Where does the string "with" appear? Copy every line of the entries below that holds it.

### Given data:
━━━━━━━━━━━━━━━━━━━━
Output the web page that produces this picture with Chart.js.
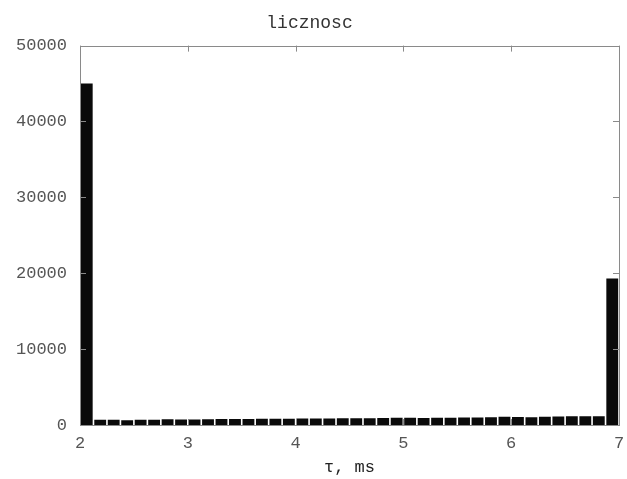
━━━━━━━━━━━━━━━━━━━━
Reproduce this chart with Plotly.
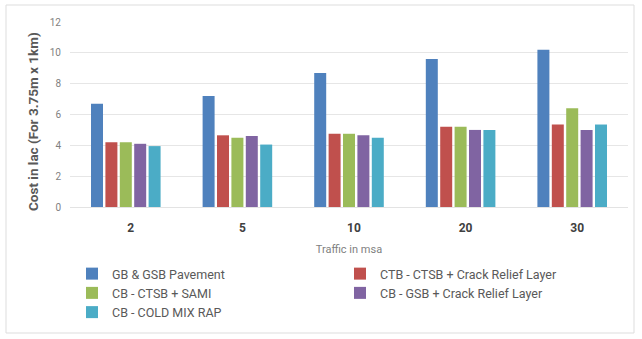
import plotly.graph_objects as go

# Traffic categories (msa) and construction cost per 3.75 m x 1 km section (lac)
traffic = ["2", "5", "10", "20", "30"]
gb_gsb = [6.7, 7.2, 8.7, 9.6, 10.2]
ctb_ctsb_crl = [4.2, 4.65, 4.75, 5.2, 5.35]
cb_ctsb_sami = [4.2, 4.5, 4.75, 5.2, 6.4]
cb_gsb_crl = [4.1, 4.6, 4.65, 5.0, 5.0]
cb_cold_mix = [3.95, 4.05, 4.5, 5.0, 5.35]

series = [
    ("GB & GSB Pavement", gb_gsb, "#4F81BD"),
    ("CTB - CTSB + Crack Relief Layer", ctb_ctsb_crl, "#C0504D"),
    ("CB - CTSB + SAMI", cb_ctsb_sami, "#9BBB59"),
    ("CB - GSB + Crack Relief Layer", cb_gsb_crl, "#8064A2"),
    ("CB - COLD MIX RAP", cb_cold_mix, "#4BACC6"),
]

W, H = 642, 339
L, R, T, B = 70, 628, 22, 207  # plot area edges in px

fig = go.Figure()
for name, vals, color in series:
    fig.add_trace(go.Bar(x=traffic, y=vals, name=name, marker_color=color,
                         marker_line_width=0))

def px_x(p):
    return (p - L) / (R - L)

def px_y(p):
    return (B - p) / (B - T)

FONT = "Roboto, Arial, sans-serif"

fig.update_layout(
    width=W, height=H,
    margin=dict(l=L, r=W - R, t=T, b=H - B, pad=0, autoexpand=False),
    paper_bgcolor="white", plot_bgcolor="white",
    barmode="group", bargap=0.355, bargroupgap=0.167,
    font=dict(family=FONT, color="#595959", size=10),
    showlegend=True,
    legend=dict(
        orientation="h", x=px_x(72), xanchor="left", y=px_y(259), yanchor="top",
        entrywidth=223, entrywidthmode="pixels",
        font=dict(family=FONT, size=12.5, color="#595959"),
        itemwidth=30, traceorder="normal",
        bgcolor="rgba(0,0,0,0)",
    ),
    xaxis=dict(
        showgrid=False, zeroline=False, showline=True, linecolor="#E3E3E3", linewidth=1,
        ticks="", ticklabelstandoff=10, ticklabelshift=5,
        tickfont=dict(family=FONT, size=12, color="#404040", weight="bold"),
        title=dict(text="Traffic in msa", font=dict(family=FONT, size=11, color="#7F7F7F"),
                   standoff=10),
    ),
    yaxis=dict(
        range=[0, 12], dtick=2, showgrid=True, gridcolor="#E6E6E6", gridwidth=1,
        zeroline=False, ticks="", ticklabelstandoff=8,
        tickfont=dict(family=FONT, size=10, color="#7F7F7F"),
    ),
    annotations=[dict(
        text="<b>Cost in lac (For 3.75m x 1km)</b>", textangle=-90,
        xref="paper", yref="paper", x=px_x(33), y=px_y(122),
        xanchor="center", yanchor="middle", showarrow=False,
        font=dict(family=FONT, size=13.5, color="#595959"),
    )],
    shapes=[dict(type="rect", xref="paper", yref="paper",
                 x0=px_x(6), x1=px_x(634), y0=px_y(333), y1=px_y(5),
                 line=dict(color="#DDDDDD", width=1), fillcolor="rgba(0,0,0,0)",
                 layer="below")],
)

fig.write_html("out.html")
━━━━━━━━━━━━━━━━━━━━
### Answer to the exercise:
Output the web page that produces this picture with Chart.js.
Reproduce this chart with Plotly.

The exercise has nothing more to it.